Signals of Inert Doublet Dark Matter in Neutrino Telescopes

TL;DR

This paper investigates how inert doublet dark matter particles can be captured by the Sun and Earth, leading to neutrino signals detectable by neutrino telescopes, thus providing a potential method to identify dark matter.

Contribution

It provides calculations of neutrino detection rates from inert doublet dark matter annihilations in the Sun and Earth, linking dark matter models to observable neutrino signals.

Findings

Neutrino signals from dark matter annihilations are potentially detectable.

The inert doublet model predicts specific neutrino fluxes from celestial bodies.

Detection prospects depend on dark matter properties and telescope sensitivities.

Abstract

One of the simplest extensions of the Standard Model that explains the observed abundance of dark matter is the inert doublet model.
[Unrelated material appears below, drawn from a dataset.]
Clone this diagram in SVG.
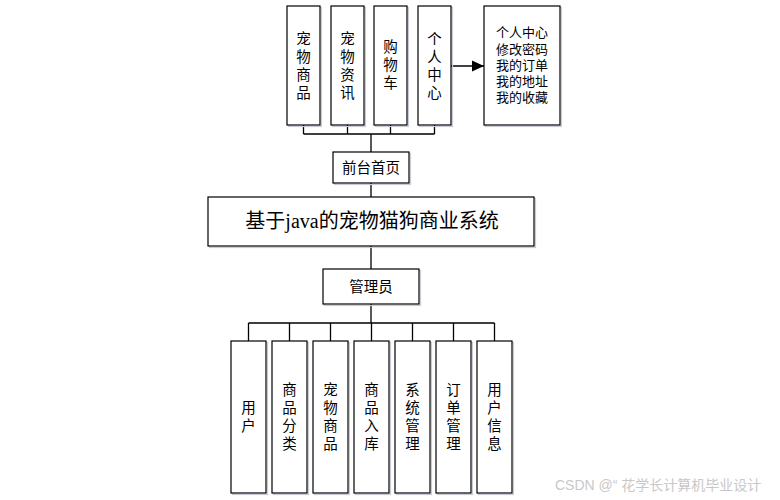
<svg xmlns="http://www.w3.org/2000/svg" width="780" height="500" viewBox="0 0 780 500">
<defs>
<marker id="arr" viewBox="0 0 12 12" refX="12" refY="6" markerWidth="12" markerHeight="12" markerUnits="userSpaceOnUse" orient="auto">
<path d="M0,0.5 L12,6 L0,11.5 z" fill="#000"/>
</marker>
</defs>
<style>
.box{fill:#fff;stroke:#000;stroke-width:1.2}
.sh{fill:none;stroke:#c8ccd4;stroke-width:1.2}
.ln{fill:none;stroke:#000;stroke-width:1.3}
.t{font-family:"Liberation Sans","Noto Sans CJK SC",sans-serif;font-size:14.5px;fill:#000;text-anchor:middle;dominant-baseline:central}
.s{font-size:13px}
.title{font-family:"Liberation Serif","Noto Sans CJK SC",serif;font-size:20px;fill:#000;text-anchor:middle;dominant-baseline:central}
.wm{font-family:"Liberation Sans","Noto Sans CJK SC",sans-serif;font-size:14px;fill:#c8c8c8}
</style>
<rect width="780" height="500" fill="#fff"/>
<g id="connectors">
<path class="ln" d="M303.5,125 V134 M347.5,125 V134 M390.5,125 V134 M434.5,125 V134 M303.5,134 H434.5 M371,134 V152"/>
<path class="ln" d="M371,183 V197 M371,246 V269 M371,304 V323"/>
<path class="ln" d="M248.5,323 H494.5 M248.5,323 V341 M289.5,323 V341 M330.5,323 V341 M371.5,323 V341 M412.5,323 V341 M453.5,323 V341 M494.5,323 V341"/>
<path class="ln" d="M451,66 H484" marker-end="url(#arr)"/>
</g>
<g id="n_petgoods">
<rect class="sh" x="288.5" y="7.5" width="33" height="119"/>
<rect class="box" x="287" y="6" width="33" height="119"/>
<text class="t" x="303.5" y="38.5"><tspan x="303.5" dy="0">宠</tspan><tspan x="303.5" dy="18.3">物</tspan><tspan x="303.5" dy="18.3">商</tspan><tspan x="303.5" dy="18.3">品</tspan></text>
</g>
<g id="n_petnews">
<rect class="sh" x="332.5" y="7.5" width="33" height="119"/>
<rect class="box" x="331" y="6" width="33" height="119"/>
<text class="t" x="347.5" y="38.5"><tspan x="347.5" dy="0">宠</tspan><tspan x="347.5" dy="18.3">物</tspan><tspan x="347.5" dy="18.3">资</tspan><tspan x="347.5" dy="18.3">讯</tspan></text>
</g>
<g id="n_cart">
<rect class="sh" x="375.5" y="7.5" width="33" height="119"/>
<rect class="box" x="374" y="6" width="33" height="119"/>
<text class="t" x="390.5" y="46.7"><tspan x="390.5" dy="0">购</tspan><tspan x="390.5" dy="18.3">物</tspan><tspan x="390.5" dy="18.3">车</tspan></text>
</g>
<g id="n_center">
<rect class="sh" x="419.5" y="7.5" width="33" height="119"/>
<rect class="box" x="418" y="6" width="33" height="119"/>
<text class="t" x="434.5" y="38.5"><tspan x="434.5" dy="0">个</tspan><tspan x="434.5" dy="18.3">人</tspan><tspan x="434.5" dy="18.3">中</tspan><tspan x="434.5" dy="18.3">心</tspan></text>
</g>
<g id="n_centerdetail">
<rect class="sh" x="485.5" y="7.5" width="76" height="119"/>
<rect class="box" x="484" y="6" width="76" height="119"/>
<text class="t s" x="522" y="32.3"><tspan x="522" dy="0">个人中心</tspan><tspan x="522" dy="16.2">修改密码</tspan><tspan x="522" dy="16.2">我的订单</tspan><tspan x="522" dy="16.2">我的地址</tspan><tspan x="522" dy="16.2">我的收藏</tspan></text>
</g>
<g id="n_front">
<rect class="sh" x="334.5" y="153.5" width="76" height="31"/>
<rect class="box" x="333" y="152" width="76" height="31"/>
<text class="t" x="371" y="167.5">前台首页</text>
</g>
<g id="n_system">
<rect class="sh" x="209.5" y="198.5" width="326" height="49"/>
<rect class="box" x="208" y="197" width="326" height="49"/>
<text class="title" x="372" y="221">基于java的宠物猫狗商业系统</text>
</g>
<g id="n_admin">
<rect class="sh" x="324.5" y="270.5" width="96" height="35"/>
<rect class="box" x="323" y="269" width="96" height="35"/>
<text class="t" x="371" y="286.5">管理员</text>
</g>
<g id="n_user">
<rect class="sh" x="232.5" y="342.5" width="35" height="152"/>
<rect class="box" x="231" y="341" width="35" height="152"/>
<text class="t" x="248.5" y="407.85"><tspan x="248.5" dy="0">用</tspan><tspan x="248.5" dy="18.3">户</tspan></text>
</g>
<g id="n_category">
<rect class="sh" x="273.5" y="342.5" width="35" height="152"/>
<rect class="box" x="272" y="341" width="35" height="152"/>
<text class="t" x="289.5" y="389.55"><tspan x="289.5" dy="0">商</tspan><tspan x="289.5" dy="18.3">品</tspan><tspan x="289.5" dy="18.3">分</tspan><tspan x="289.5" dy="18.3">类</tspan></text>
</g>
<g id="n_goods">
<rect class="sh" x="314.5" y="342.5" width="35" height="152"/>
<rect class="box" x="313" y="341" width="35" height="152"/>
<text class="t" x="330.5" y="389.55"><tspan x="330.5" dy="0">宠</tspan><tspan x="330.5" dy="18.3">物</tspan><tspan x="330.5" dy="18.3">商</tspan><tspan x="330.5" dy="18.3">品</tspan></text>
</g>
<g id="n_stock">
<rect class="sh" x="355.5" y="342.5" width="35" height="152"/>
<rect class="box" x="354" y="341" width="35" height="152"/>
<text class="t" x="371.5" y="389.55"><tspan x="371.5" dy="0">商</tspan><tspan x="371.5" dy="18.3">品</tspan><tspan x="371.5" dy="18.3">入</tspan><tspan x="371.5" dy="18.3">库</tspan></text>
</g>
<g id="n_sysmgr">
<rect class="sh" x="396.5" y="342.5" width="35" height="152"/>
<rect class="box" x="395" y="341" width="35" height="152"/>
<text class="t" x="412.5" y="389.55"><tspan x="412.5" dy="0">系</tspan><tspan x="412.5" dy="18.3">统</tspan><tspan x="412.5" dy="18.3">管</tspan><tspan x="412.5" dy="18.3">理</tspan></text>
</g>
<g id="n_order">
<rect class="sh" x="437.5" y="342.5" width="35" height="152"/>
<rect class="box" x="436" y="341" width="35" height="152"/>
<text class="t" x="453.5" y="389.55"><tspan x="453.5" dy="0">订</tspan><tspan x="453.5" dy="18.3">单</tspan><tspan x="453.5" dy="18.3">管</tspan><tspan x="453.5" dy="18.3">理</tspan></text>
</g>
<g id="n_userinfo">
<rect class="sh" x="478.5" y="342.5" width="35" height="152"/>
<rect class="box" x="477" y="341" width="35" height="152"/>
<text class="t" x="494.5" y="389.55"><tspan x="494.5" dy="0">用</tspan><tspan x="494.5" dy="18.3">户</tspan><tspan x="494.5" dy="18.3">信</tspan><tspan x="494.5" dy="18.3">息</tspan></text>
</g>
<text class="wm" x="555" y="490">CSDN @“ 花学长计算机毕业设计</text>
</svg>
In this theory a discrete symmetry ensures that the neutral component of an additional electroweak doublet scalar is stable, and constitutes a dark matter candidate. As massive bodies such as the Sun and Earth move through the dark matter halo, dark matter particles can become gravitationally trapped in their cores. Annihilations of these particles result in neutrinos, which can potentially be observed with neutrino telescopes. We calculate the neutrino detection rate at these experiments from inert doublet dark matter annihilations in the cores of the Sun and the Earth.